Training Mythunderstandings

The Three Times You Should Punish Your Horse

by Ron Meredith

If you've ever taken riding lessons, you can relate to your horse when it comes to being corrected for something you didn't do quite right. Maybe the instructor just got a little sarcastic. Or maybe she raised things to the level of a good scold. Maybe you messed up big time and got yelled at big time. Or maybe to prove her point about what you did wrong, the instructor got really stern and made you do whatever it was over and over and over to drill into your head.

Whatever happened, as the instructor got louder or pushier or stricter you probably didn't feel very good about what you were doing. Your first reaction was probably a knot in your stomach. Or you got nervous or afraid or grumpy or mad or resentful. Even if you knew you earned the dressing down you got, going through it didn't make you feel very good about riding that day.

Worst of all, you probably didn't learn much of anything except that going back into the arena with that instructor wasn't something you were looking forward to.

That's why we teach our students that there are three times you punish a horse for doing something wrong--never, never and never.

The first goal in every training session is to make the horse feel positive about himself and the whole experience he has when he's with you. Heeding teaches handlers to concentrate on their horse, to methodically apply horse logical pressures only to the point where they shape the horse's behavior, then to consistently apply and release and reapply those pressures to shape and direct every stride the horse takes. When everything is horse logical and no more than one step away from something he already knows, the horse learns to trust that nothing bad is going to happen when he's around you. That trust leads to relaxation. And relaxation and rhythm are the foundations for anything you're going to teach a horse.

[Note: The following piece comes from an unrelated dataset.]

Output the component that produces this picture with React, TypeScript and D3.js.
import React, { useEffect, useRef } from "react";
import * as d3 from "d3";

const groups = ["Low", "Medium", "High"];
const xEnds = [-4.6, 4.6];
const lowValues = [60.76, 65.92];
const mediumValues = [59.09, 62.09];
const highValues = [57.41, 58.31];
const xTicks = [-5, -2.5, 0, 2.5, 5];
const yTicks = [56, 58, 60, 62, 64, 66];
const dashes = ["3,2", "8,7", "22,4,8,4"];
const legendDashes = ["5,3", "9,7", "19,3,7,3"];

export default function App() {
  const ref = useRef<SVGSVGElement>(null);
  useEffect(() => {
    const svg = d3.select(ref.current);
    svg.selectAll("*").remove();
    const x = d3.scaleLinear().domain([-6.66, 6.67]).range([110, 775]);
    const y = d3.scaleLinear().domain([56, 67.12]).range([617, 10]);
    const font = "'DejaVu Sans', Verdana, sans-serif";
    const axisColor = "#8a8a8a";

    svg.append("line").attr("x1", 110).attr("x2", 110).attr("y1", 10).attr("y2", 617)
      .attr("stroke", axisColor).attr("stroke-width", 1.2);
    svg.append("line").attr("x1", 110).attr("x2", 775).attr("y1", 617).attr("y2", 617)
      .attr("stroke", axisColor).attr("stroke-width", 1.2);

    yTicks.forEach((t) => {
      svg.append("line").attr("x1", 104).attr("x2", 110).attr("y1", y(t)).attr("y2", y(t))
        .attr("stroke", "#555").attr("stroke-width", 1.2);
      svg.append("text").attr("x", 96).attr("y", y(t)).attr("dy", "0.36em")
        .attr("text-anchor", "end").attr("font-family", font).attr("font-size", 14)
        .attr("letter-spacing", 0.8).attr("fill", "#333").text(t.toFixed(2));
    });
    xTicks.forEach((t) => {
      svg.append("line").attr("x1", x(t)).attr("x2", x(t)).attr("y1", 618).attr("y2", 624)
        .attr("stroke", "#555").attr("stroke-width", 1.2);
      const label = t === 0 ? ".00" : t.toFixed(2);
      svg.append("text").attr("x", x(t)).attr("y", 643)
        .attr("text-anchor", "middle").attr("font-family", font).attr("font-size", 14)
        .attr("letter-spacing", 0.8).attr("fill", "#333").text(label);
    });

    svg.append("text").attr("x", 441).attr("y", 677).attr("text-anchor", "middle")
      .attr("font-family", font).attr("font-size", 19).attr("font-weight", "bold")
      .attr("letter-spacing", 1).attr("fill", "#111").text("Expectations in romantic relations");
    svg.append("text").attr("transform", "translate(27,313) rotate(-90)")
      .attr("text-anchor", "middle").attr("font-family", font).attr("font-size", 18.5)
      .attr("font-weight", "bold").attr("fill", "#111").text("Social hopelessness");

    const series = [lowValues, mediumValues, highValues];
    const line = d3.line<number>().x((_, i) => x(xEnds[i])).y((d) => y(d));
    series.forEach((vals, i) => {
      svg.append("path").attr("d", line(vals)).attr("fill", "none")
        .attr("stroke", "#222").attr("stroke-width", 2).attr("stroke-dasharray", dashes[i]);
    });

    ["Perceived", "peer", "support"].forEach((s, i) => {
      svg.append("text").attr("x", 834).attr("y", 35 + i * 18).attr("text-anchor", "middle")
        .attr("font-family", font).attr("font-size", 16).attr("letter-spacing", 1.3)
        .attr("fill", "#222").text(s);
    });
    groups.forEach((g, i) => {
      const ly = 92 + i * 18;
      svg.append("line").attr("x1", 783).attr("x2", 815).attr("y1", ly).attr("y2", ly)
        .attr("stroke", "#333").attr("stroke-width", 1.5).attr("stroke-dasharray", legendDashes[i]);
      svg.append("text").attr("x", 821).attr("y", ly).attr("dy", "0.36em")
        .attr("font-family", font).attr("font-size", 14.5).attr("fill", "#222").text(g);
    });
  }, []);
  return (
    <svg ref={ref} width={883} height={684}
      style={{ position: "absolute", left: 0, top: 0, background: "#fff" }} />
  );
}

When a pressure gets "louder" either physically or psychologically, the horse feels that as something he wants to escape from. Whenever he's running away from a pressure, the horse is not learning. Whenever his current rhythm is abruptly interrupted, he is not learning. So if you jerk on a lead rope, make a sudden move around his head, yank on the reins, kick him in the side, smack him with a crop or gig him with a spur as "punishment" for something he didn't do right, the only the thing horse has learned is that it's not safe to be around you. His trust goes away. Any positive feelings about the training session gets cancelled by that breach of trust.